_TASK DESCRIPTION_
Will you output the lines between the ones holding "Write a component" and "Chart.register(...registerables);", inclusive, exactly as they stand, and only those lines, with the pictures left out?

_INPUT MATERIAL_
^^^^^^^^

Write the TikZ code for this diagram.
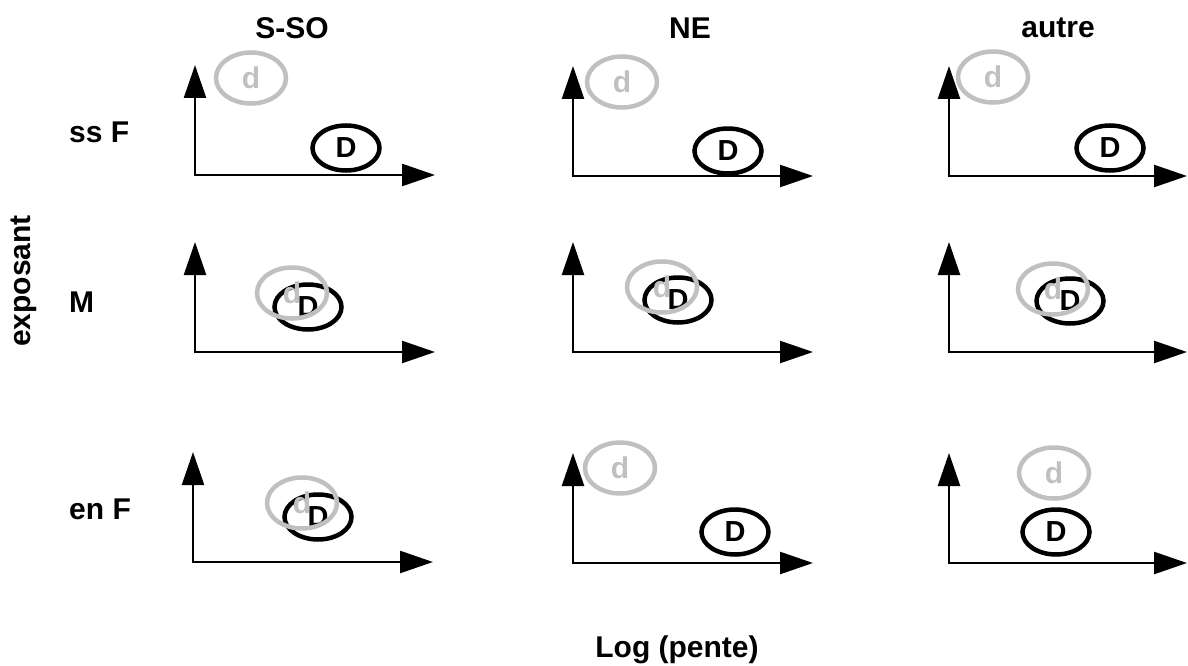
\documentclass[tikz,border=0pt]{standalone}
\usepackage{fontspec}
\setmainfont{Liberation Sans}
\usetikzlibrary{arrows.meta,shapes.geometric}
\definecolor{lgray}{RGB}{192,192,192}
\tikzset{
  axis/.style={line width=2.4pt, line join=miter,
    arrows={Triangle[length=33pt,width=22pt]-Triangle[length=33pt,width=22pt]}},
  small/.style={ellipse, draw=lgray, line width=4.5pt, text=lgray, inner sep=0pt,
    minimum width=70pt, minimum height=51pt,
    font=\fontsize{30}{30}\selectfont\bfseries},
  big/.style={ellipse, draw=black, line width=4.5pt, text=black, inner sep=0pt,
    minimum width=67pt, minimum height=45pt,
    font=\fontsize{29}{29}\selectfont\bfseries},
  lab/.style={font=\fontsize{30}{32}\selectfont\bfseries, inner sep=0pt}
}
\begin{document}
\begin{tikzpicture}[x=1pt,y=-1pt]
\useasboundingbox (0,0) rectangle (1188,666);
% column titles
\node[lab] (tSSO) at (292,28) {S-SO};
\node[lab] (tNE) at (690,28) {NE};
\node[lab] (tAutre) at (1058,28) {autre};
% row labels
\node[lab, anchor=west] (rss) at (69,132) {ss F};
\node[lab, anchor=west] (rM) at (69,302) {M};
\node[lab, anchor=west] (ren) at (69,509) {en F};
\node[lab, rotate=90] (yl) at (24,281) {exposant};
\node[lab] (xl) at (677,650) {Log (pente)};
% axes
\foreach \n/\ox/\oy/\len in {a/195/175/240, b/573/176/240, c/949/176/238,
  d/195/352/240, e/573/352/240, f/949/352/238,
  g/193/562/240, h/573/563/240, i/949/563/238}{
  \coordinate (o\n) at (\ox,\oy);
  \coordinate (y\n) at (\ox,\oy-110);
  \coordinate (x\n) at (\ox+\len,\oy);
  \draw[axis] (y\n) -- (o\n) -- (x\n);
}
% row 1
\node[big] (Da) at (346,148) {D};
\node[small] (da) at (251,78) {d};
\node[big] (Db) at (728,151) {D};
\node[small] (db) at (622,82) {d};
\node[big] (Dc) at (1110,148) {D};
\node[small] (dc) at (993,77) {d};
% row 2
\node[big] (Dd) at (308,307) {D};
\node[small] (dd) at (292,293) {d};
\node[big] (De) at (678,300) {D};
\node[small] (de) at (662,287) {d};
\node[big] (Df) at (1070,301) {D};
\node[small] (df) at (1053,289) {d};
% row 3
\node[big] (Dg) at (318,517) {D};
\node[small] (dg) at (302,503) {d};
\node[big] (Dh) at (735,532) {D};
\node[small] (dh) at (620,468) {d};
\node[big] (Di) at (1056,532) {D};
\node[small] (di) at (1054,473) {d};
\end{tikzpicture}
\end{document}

^^^^^^^^

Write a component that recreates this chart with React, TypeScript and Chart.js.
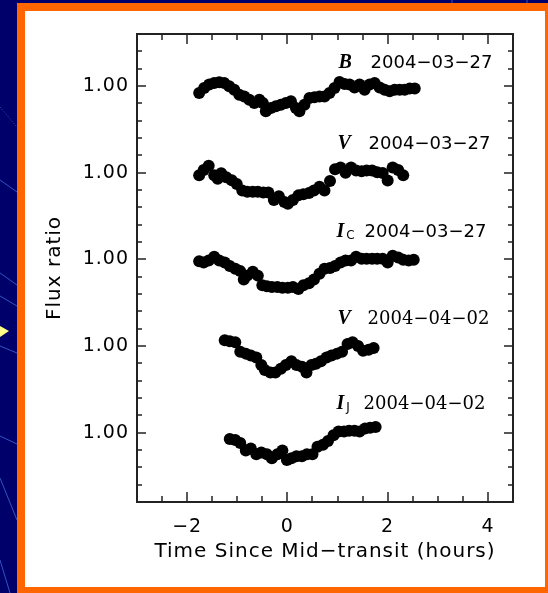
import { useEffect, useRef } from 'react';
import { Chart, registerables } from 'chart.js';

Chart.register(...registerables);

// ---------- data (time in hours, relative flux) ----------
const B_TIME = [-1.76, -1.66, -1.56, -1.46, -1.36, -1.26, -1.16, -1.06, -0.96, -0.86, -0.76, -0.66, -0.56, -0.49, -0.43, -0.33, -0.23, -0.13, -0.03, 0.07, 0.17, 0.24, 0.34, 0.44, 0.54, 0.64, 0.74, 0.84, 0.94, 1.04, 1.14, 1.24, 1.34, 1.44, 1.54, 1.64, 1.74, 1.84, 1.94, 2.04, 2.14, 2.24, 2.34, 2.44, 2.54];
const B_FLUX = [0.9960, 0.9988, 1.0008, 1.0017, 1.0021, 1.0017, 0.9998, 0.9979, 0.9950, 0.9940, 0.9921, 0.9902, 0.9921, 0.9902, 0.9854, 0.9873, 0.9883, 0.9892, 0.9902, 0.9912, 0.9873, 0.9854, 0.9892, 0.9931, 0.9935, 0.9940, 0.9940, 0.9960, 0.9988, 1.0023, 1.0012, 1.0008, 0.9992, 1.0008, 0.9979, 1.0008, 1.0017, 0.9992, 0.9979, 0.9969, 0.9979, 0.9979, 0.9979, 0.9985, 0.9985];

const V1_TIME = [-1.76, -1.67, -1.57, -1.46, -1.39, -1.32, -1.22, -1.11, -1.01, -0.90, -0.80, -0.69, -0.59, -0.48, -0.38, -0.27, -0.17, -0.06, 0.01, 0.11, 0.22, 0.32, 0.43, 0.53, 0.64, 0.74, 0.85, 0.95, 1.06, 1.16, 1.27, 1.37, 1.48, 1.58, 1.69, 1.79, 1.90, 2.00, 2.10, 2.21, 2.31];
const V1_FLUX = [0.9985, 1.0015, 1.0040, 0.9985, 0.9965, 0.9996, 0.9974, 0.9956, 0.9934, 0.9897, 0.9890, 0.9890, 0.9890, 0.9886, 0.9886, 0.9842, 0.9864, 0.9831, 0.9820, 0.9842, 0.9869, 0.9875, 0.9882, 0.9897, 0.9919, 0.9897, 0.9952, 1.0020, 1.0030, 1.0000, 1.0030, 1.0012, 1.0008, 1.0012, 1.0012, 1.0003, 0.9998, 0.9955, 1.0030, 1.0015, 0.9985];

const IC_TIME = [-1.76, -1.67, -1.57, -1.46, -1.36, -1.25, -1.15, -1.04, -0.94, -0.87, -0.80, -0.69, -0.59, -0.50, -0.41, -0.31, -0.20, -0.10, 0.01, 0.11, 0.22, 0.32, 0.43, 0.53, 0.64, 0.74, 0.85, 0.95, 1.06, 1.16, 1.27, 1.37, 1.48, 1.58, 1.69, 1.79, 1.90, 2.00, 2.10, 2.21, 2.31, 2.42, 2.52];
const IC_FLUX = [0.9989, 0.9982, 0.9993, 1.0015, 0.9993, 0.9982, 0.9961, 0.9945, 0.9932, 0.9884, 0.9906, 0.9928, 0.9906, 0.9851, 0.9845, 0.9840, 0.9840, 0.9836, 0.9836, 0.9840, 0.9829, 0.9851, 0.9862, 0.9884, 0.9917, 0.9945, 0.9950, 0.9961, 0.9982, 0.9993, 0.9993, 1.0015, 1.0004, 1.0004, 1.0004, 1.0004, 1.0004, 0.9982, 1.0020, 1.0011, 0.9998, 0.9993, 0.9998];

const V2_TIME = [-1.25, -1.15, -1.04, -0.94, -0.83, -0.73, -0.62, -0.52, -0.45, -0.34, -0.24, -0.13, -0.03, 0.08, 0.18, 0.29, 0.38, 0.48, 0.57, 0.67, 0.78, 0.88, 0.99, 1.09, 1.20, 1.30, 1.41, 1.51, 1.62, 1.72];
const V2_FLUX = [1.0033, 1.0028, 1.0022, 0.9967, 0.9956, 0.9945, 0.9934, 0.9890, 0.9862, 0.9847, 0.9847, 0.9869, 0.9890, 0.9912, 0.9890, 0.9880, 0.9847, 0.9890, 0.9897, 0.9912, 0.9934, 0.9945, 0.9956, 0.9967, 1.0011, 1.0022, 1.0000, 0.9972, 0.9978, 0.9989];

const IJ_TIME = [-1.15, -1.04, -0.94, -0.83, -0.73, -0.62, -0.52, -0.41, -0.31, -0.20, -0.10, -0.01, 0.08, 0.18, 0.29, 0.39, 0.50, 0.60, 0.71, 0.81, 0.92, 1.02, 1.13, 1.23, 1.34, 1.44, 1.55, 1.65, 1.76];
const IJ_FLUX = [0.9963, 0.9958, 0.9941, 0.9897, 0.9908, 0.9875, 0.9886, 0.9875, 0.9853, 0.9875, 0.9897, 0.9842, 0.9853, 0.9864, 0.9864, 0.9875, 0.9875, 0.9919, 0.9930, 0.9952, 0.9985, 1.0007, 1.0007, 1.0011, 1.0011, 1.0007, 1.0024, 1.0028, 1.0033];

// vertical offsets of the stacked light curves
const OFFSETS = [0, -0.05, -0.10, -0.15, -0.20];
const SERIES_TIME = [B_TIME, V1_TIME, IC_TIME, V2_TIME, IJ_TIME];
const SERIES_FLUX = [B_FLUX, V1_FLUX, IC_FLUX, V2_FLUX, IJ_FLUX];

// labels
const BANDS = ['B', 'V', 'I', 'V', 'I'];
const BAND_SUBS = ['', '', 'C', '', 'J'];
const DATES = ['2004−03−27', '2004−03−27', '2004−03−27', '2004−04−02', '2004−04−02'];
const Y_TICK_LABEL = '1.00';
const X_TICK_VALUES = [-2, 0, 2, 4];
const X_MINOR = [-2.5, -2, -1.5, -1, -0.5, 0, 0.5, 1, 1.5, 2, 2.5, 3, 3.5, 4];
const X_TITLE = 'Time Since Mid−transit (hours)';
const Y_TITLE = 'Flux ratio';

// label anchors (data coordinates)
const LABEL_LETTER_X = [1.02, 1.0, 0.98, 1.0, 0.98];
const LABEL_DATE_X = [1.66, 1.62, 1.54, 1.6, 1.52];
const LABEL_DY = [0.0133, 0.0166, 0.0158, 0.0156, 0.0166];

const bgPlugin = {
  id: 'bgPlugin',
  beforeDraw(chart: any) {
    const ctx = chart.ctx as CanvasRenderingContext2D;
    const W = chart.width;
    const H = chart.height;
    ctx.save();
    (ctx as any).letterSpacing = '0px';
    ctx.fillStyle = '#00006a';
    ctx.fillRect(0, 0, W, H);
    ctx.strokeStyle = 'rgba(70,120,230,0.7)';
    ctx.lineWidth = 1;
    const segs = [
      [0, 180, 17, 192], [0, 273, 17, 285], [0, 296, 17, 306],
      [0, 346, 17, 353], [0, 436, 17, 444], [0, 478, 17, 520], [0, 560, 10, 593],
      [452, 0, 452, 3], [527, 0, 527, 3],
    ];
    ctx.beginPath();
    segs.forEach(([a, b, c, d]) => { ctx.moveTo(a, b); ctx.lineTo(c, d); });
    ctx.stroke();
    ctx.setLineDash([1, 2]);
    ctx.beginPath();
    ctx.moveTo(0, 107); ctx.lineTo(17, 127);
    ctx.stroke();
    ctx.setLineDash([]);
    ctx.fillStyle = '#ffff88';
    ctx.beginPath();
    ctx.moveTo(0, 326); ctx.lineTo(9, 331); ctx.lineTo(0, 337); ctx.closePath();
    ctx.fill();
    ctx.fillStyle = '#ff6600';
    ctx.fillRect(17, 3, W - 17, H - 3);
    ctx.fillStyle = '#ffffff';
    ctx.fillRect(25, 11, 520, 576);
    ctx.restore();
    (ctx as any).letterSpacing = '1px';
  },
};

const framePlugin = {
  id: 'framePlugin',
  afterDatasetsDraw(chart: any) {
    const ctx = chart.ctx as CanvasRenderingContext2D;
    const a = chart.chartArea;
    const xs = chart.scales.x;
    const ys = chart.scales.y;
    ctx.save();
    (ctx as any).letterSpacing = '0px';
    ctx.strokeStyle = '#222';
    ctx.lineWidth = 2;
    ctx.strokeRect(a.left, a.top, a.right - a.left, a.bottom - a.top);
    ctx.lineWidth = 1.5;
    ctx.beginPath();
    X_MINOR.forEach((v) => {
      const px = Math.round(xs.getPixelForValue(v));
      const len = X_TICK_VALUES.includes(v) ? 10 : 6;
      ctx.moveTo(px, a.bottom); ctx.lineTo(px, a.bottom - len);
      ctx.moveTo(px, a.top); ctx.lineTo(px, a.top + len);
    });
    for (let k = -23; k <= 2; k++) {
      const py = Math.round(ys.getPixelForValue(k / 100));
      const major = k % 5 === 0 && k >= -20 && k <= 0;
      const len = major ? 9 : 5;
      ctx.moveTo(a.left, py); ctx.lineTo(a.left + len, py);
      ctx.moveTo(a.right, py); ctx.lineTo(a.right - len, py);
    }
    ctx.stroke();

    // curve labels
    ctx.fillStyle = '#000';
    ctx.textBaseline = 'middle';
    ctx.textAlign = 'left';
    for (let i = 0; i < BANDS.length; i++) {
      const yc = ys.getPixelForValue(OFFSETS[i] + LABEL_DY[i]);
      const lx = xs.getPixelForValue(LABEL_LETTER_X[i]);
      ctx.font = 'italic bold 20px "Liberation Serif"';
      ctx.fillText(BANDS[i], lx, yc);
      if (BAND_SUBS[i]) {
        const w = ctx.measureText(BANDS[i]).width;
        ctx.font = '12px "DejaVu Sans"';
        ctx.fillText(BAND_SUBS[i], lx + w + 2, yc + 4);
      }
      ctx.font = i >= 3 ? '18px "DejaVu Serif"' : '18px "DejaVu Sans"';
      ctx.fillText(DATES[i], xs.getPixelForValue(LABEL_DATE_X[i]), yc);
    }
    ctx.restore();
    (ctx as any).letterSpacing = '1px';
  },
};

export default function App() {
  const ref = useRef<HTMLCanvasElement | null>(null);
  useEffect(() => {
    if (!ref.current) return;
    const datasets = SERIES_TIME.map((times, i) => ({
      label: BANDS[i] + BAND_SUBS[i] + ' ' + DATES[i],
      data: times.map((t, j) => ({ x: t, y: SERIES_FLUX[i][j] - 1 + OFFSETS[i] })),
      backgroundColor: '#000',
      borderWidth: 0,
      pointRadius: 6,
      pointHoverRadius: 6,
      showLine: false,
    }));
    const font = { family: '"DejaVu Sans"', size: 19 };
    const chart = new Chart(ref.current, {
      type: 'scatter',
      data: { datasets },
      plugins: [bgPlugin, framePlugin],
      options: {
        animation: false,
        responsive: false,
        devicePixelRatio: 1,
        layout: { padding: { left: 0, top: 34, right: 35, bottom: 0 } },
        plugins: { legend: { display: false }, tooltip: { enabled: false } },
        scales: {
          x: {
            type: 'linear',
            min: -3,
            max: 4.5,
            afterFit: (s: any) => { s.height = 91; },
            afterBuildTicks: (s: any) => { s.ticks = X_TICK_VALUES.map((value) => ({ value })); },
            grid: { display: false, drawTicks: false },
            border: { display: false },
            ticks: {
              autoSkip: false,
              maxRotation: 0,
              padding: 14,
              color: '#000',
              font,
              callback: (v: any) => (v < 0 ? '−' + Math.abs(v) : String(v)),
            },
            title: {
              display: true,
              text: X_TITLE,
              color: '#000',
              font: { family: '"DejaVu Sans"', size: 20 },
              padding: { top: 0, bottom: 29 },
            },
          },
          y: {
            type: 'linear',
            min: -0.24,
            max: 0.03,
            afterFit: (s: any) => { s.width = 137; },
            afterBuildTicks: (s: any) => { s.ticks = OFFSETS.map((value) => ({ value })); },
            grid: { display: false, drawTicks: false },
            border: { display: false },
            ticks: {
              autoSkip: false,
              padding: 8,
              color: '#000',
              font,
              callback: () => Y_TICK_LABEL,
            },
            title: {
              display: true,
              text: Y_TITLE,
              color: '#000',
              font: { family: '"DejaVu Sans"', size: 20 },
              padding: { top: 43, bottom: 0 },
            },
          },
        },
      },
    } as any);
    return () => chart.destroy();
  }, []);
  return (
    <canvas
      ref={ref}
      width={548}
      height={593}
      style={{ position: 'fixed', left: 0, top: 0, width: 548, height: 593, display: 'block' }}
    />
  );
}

^^^^^^^^

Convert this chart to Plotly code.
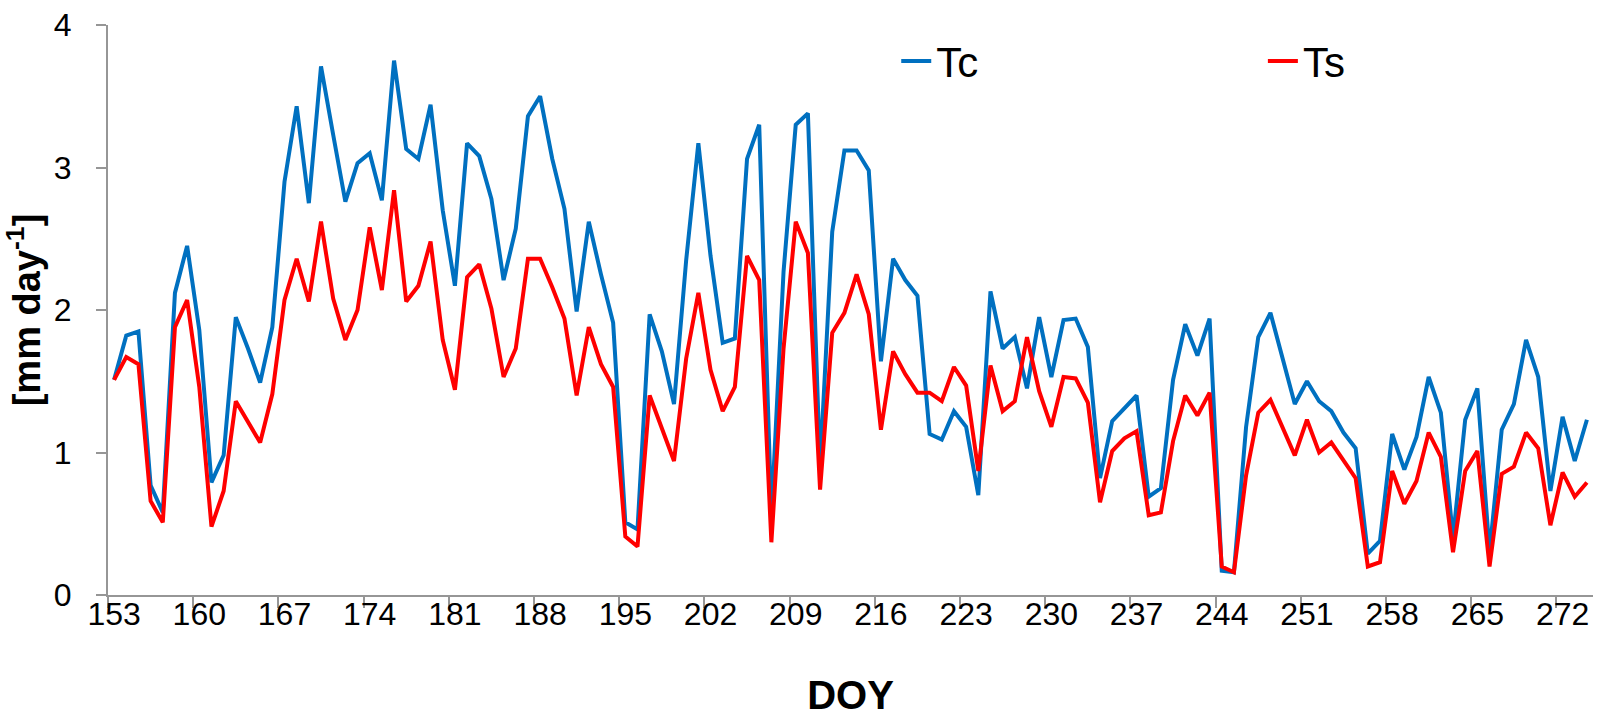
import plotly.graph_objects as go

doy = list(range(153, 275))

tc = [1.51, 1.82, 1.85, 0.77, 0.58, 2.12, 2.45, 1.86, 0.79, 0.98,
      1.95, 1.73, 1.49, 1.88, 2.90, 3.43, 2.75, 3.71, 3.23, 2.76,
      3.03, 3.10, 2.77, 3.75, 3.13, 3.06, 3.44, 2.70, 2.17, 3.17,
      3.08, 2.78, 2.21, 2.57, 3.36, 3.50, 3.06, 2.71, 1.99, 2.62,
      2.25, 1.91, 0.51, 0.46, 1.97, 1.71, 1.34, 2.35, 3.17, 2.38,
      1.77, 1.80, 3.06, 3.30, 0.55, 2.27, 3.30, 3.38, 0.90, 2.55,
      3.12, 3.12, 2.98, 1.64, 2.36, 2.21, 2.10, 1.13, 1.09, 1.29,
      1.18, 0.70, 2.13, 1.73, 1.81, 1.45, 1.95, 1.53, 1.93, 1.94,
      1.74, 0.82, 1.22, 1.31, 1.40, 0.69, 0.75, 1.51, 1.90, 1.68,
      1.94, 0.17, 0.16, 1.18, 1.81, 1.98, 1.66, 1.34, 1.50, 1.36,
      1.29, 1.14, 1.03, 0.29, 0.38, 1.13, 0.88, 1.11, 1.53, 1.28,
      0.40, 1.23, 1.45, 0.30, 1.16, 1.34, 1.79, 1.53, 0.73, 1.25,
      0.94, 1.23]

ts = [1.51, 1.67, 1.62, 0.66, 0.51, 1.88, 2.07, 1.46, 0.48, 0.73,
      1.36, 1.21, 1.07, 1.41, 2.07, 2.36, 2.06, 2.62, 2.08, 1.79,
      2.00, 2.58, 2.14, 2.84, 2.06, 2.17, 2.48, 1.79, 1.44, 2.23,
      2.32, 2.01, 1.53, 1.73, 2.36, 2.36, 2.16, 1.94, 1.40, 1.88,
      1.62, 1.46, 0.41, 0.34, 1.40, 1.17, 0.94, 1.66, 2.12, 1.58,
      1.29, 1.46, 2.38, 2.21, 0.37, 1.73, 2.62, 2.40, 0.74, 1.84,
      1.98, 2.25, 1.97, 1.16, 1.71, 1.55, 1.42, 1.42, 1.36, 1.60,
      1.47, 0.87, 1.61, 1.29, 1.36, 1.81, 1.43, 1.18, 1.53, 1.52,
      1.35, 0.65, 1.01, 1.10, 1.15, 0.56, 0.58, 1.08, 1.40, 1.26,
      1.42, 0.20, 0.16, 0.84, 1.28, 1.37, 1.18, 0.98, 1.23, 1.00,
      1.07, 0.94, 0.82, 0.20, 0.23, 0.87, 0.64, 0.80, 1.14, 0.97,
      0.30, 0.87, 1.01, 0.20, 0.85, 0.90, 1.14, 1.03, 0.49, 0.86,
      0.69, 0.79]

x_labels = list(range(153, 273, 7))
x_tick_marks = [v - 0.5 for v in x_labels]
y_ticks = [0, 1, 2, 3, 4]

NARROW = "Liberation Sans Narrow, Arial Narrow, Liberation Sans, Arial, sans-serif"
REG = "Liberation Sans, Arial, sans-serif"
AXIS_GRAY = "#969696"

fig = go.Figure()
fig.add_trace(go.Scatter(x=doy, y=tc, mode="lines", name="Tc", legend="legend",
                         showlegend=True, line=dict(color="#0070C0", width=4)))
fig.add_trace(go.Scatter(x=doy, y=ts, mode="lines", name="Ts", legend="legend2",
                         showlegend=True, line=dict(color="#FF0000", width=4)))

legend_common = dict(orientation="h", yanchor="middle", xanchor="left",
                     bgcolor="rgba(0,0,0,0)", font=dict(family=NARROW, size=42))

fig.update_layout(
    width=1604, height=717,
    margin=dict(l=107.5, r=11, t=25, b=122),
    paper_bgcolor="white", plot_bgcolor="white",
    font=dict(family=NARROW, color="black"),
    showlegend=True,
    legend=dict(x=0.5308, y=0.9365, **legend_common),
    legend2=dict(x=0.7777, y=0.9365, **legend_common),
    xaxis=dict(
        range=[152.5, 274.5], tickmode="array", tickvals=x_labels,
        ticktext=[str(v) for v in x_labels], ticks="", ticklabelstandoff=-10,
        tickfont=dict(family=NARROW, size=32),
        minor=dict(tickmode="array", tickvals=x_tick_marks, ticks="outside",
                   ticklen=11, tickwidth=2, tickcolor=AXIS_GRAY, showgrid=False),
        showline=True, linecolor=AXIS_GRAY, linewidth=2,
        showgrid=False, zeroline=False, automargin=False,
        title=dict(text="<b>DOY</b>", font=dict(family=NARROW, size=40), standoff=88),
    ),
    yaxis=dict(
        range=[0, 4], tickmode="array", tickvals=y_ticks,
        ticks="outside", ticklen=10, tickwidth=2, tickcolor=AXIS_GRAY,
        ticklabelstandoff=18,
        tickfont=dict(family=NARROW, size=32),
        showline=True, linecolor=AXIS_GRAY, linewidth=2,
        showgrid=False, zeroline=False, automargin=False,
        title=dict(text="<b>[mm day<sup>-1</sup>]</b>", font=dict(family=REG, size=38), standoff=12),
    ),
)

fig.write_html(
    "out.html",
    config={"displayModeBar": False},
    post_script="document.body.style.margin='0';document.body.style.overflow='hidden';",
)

^^^^^^^^

_RESULT OF THE EXERCISE_
Write a component that recreates this chart with React, TypeScript and Chart.js.
import { useEffect, useRef } from 'react';
import { Chart, registerables } from 'chart.js';

Chart.register(...registerables);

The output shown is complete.